SEPTA showed members of Congress and the media its new automatic braking system — Positive Train Control.
The safety system would most likely have prevented the fatal Amtrak crash at Frankford Junction in May, and SEPTA says it will be installed on all regional rail trains by the end of the year.
At SEPTA’s test track in Frazier, Chester County, with four members of Congress in the conductor’s cab Wednesday, SEPTA crews showed how PTC works — how it hits the air brakes when a train goes over the speed limit.
When the train goes over the posted limit, it starts beeping, to tell the engineer to slow down. Moments later, the air brakes kick in with a loud whoosh.

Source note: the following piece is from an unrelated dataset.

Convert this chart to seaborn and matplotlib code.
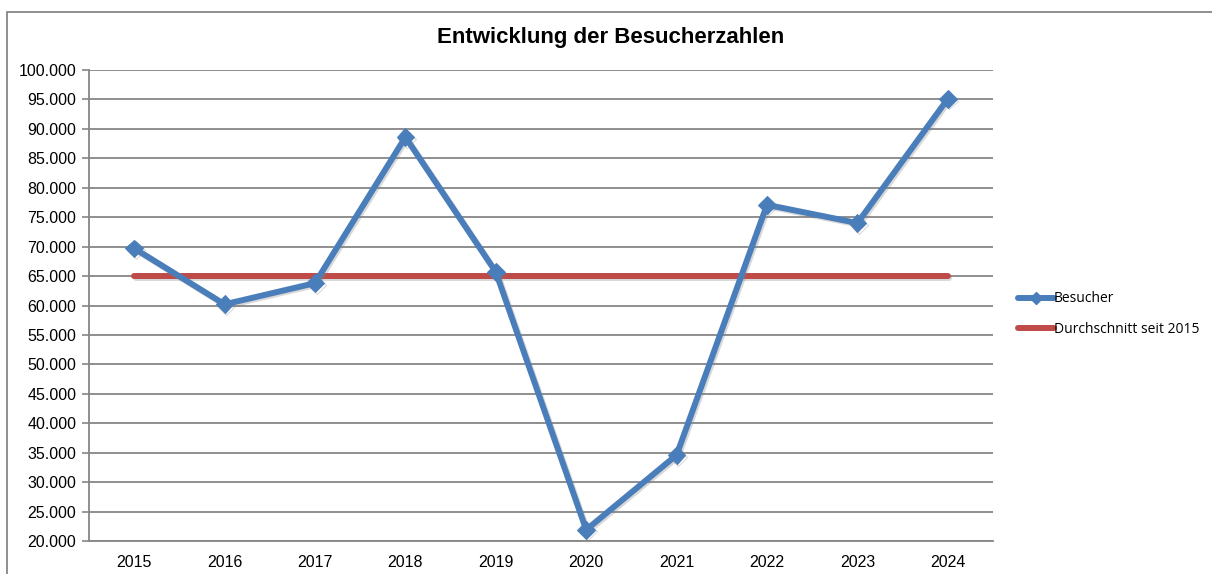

“It will just sputter through until it comes to a complete stop just like the anti-lock brakes on a car,” said SEPTA’s Dennis McAnulla.
Think of PTC as an invisible foot stepping the brake of your car when you are going too fast. The Frazier test track isn’t that long, so SEPTA was not able to get the demonstration train up to top speeds. It slowed from about 20 miles an hour down to a dead stop very quickly. SEPTA says the top posted speed limit on the Regional Rail system is 70 miles an hour, though not that many trains get moving that quickly with some many stops in close succession.
The equipment isn’t cheap, $328 million to install on every train in the regional rail fleet.
U.S. Rep. Chaka Fattah, D-Philadelphia, is impressed that PTC also can help improve safety for staff working on SEPTA tracks. They will get special armbands that will buzz, alerting them when a train is coming their way.
“If you think about being at a restaurant and they give you those little things in your hand and it makes a sensation to get seated, it’s the same kind of information that is transmitted to workers along the railroad bed,” Fattah said.
SEPTA is one of the few railroads in the country that says it’s on track to install PTC by the end of the year. Amtrak is also pledging to get the safety system running on the Northeast Corridor by the deadline.